Request: Print the lines of the listing below verbatim from its first line through the line bearing "width=50pt] (nmgplant) at". Any pictures are to be omitted.

::::::::

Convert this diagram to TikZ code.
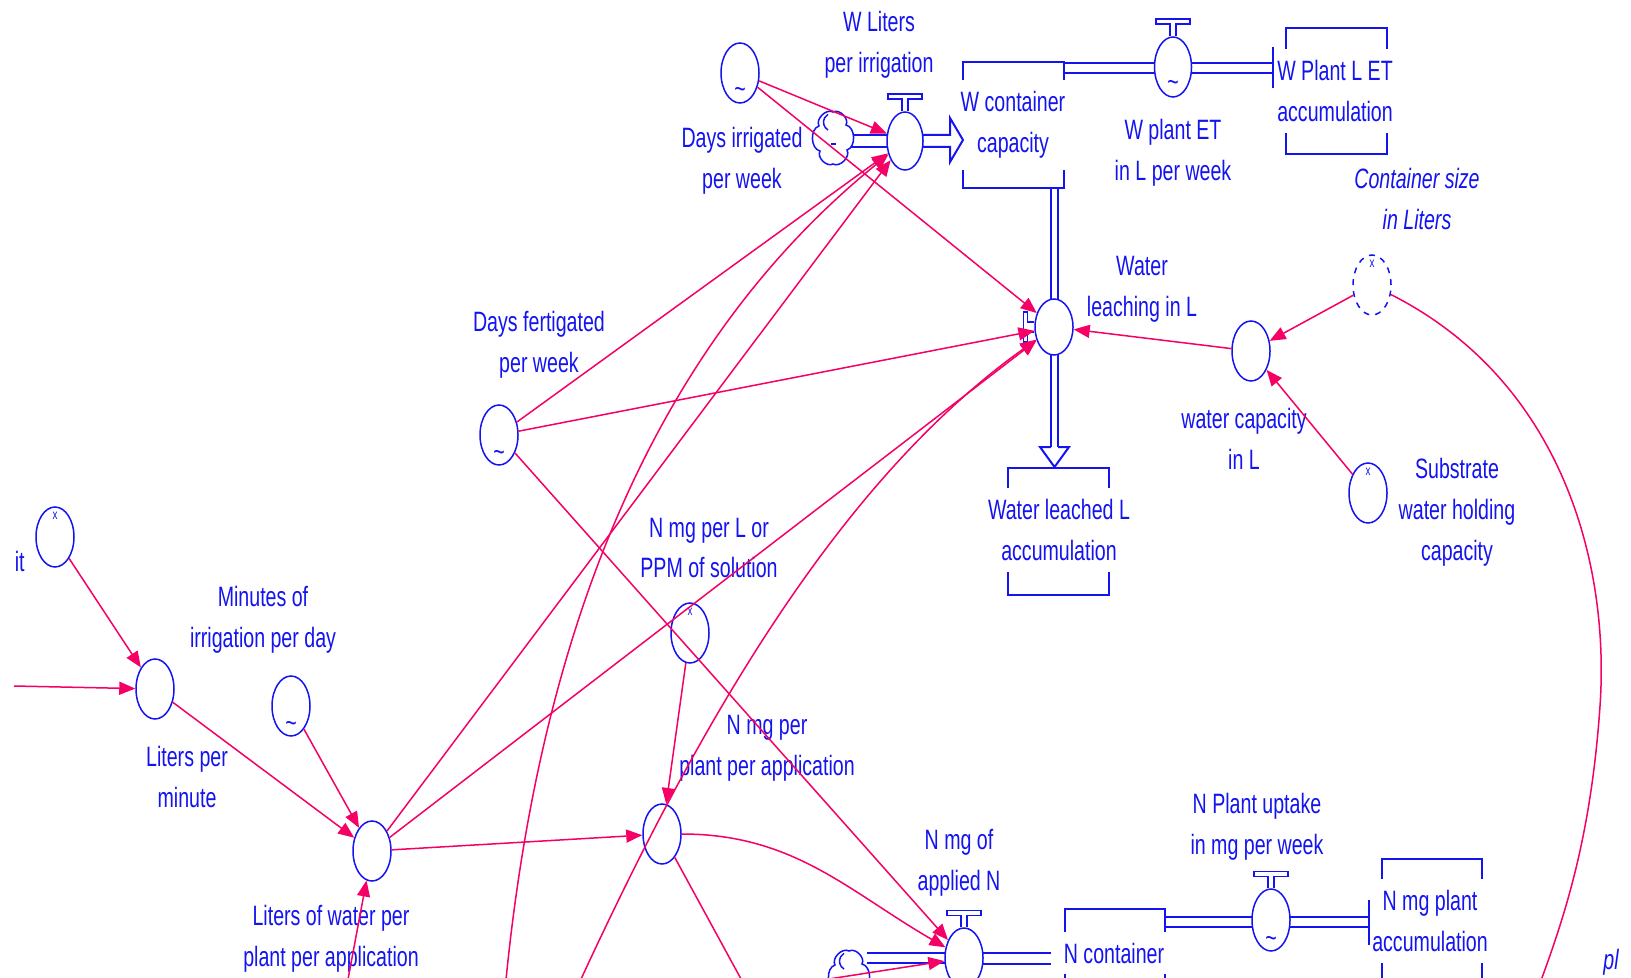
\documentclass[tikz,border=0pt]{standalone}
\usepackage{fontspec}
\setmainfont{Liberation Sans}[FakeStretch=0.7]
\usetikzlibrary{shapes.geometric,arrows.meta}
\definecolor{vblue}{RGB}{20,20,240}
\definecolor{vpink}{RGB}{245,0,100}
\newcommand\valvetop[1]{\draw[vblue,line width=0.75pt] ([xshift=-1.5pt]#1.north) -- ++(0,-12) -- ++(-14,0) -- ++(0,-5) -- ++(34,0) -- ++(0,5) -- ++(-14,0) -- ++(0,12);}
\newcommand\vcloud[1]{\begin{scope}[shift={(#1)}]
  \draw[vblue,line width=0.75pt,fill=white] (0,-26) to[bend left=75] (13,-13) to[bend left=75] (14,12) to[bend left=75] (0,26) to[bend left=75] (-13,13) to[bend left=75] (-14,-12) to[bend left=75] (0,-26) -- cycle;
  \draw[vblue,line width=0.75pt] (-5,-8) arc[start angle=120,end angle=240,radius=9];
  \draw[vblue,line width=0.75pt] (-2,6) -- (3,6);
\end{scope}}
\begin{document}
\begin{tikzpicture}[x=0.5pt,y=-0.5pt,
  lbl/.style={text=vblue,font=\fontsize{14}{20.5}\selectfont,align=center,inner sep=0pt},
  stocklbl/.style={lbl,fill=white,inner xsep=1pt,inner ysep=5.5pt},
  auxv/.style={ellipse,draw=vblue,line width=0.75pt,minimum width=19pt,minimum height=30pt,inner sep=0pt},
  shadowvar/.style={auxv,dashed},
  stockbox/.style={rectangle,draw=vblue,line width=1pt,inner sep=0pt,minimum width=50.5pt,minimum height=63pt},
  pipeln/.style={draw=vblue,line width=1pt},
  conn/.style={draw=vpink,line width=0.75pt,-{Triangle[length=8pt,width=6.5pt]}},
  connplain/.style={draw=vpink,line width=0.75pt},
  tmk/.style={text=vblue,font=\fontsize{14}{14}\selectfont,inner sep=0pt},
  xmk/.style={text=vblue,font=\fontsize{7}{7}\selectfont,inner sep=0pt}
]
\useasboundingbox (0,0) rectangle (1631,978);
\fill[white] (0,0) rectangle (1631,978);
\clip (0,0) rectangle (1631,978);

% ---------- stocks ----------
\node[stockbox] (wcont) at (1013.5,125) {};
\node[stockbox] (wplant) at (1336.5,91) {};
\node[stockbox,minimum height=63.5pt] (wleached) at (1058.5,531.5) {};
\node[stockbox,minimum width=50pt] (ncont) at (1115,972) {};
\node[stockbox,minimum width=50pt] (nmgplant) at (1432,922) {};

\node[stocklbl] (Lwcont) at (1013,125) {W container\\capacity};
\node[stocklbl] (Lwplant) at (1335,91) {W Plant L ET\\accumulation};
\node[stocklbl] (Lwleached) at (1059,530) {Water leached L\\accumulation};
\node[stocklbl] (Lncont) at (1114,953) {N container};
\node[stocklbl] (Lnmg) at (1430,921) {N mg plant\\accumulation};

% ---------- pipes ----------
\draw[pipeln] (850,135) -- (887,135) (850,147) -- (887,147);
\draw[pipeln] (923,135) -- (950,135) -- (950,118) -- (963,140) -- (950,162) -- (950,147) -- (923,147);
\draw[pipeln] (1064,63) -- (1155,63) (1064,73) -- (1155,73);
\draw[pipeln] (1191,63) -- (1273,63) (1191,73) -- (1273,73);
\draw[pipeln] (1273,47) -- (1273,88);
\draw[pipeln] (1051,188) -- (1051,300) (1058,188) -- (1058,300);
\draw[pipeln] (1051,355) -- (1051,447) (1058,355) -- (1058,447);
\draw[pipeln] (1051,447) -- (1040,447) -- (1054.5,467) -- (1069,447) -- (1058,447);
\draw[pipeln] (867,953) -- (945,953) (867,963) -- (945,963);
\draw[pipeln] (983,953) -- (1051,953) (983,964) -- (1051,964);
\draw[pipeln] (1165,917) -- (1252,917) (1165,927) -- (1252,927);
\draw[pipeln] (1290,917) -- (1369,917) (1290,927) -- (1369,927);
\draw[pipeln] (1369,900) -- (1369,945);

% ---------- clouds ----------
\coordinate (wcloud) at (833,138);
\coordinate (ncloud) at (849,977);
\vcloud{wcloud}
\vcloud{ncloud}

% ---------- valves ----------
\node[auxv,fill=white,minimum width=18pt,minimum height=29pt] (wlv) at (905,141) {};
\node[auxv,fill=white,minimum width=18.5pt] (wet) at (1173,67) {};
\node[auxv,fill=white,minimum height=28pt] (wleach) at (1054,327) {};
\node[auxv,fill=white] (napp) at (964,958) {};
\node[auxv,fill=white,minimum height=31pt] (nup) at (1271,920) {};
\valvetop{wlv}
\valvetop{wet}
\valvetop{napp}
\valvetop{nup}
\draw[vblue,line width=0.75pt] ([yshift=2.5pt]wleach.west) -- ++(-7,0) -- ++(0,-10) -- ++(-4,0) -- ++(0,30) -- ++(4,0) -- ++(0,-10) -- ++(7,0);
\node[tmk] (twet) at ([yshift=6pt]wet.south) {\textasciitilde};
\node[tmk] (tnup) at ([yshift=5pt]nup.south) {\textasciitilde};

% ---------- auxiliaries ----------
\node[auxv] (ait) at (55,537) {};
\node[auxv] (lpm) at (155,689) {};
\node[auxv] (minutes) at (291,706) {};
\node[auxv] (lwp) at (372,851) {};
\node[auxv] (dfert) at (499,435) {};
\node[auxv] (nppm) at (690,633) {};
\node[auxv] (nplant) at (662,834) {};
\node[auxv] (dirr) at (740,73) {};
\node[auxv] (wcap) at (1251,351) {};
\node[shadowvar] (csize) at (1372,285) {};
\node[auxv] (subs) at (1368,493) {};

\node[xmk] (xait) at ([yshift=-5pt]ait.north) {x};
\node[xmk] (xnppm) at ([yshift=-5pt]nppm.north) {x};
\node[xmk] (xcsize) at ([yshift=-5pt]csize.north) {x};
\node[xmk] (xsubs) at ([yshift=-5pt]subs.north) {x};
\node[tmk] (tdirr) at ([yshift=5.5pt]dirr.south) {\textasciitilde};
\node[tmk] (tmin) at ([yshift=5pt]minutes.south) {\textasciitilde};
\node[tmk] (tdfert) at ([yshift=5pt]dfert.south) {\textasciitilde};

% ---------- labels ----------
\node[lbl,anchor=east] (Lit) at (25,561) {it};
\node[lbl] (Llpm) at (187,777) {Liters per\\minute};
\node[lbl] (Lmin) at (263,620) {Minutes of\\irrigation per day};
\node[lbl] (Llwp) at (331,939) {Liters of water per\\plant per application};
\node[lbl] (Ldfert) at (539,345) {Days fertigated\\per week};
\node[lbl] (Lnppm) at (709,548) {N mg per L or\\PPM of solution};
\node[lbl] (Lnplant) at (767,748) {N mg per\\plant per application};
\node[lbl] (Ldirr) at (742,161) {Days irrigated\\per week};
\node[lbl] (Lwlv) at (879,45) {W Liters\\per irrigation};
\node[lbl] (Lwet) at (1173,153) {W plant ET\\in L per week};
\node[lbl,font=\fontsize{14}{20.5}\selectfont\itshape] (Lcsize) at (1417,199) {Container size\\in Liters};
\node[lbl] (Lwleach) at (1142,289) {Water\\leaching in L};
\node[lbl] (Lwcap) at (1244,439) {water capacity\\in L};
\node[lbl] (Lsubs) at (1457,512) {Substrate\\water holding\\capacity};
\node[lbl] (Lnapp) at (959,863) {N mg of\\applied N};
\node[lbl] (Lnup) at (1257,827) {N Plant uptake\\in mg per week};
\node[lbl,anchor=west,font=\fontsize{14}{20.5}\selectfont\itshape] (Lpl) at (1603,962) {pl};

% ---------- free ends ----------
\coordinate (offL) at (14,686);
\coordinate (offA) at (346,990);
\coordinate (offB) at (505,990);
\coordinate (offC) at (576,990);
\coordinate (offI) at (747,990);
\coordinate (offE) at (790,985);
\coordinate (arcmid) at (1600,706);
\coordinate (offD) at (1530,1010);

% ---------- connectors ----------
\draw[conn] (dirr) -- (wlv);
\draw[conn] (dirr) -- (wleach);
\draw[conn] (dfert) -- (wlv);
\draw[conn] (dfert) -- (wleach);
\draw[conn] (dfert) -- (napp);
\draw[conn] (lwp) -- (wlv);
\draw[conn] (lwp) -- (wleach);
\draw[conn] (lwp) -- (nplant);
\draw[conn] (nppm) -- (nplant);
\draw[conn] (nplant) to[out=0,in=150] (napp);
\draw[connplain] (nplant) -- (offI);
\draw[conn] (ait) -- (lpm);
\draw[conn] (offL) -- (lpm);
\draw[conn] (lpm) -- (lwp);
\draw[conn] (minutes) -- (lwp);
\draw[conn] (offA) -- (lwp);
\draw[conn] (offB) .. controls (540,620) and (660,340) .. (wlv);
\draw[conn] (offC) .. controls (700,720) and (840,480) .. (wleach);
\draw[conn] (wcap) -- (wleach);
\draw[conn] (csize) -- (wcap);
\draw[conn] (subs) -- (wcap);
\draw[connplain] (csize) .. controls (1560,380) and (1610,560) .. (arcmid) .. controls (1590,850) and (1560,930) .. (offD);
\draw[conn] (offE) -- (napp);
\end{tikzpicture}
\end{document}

::::::::

Answer to the task:
Convert this diagram to TikZ code.
\documentclass[tikz,border=0pt]{standalone}
\usepackage{fontspec}
\setmainfont{Liberation Sans}[FakeStretch=0.7]
\usetikzlibrary{shapes.geometric,arrows.meta}
\definecolor{vblue}{RGB}{20,20,240}
\definecolor{vpink}{RGB}{245,0,100}
\newcommand\valvetop[1]{\draw[vblue,line width=0.75pt] ([xshift=-1.5pt]#1.north) -- ++(0,-12) -- ++(-14,0) -- ++(0,-5) -- ++(34,0) -- ++(0,5) -- ++(-14,0) -- ++(0,12);}
\newcommand\vcloud[1]{\begin{scope}[shift={(#1)}]
  \draw[vblue,line width=0.75pt,fill=white] (0,-26) to[bend left=75] (13,-13) to[bend left=75] (14,12) to[bend left=75] (0,26) to[bend left=75] (-13,13) to[bend left=75] (-14,-12) to[bend left=75] (0,-26) -- cycle;
  \draw[vblue,line width=0.75pt] (-5,-8) arc[start angle=120,end angle=240,radius=9];
  \draw[vblue,line width=0.75pt] (-2,6) -- (3,6);
\end{scope}}
\begin{document}
\begin{tikzpicture}[x=0.5pt,y=-0.5pt,
  lbl/.style={text=vblue,font=\fontsize{14}{20.5}\selectfont,align=center,inner sep=0pt},
  stocklbl/.style={lbl,fill=white,inner xsep=1pt,inner ysep=5.5pt},
  auxv/.style={ellipse,draw=vblue,line width=0.75pt,minimum width=19pt,minimum height=30pt,inner sep=0pt},
  shadowvar/.style={auxv,dashed},
  stockbox/.style={rectangle,draw=vblue,line width=1pt,inner sep=0pt,minimum width=50.5pt,minimum height=63pt},
  pipeln/.style={draw=vblue,line width=1pt},
  conn/.style={draw=vpink,line width=0.75pt,-{Triangle[length=8pt,width=6.5pt]}},
  connplain/.style={draw=vpink,line width=0.75pt},
  tmk/.style={text=vblue,font=\fontsize{14}{14}\selectfont,inner sep=0pt},
  xmk/.style={text=vblue,font=\fontsize{7}{7}\selectfont,inner sep=0pt}
]
\useasboundingbox (0,0) rectangle (1631,978);
\fill[white] (0,0) rectangle (1631,978);
\clip (0,0) rectangle (1631,978);

% ---------- stocks ----------
\node[stockbox] (wcont) at (1013.5,125) {};
\node[stockbox] (wplant) at (1336.5,91) {};
\node[stockbox,minimum height=63.5pt] (wleached) at (1058.5,531.5) {};
\node[stockbox,minimum width=50pt] (ncont) at (1115,972) {};
\node[stockbox,minimum width=50pt] (nmgplant) at (1432,922) {};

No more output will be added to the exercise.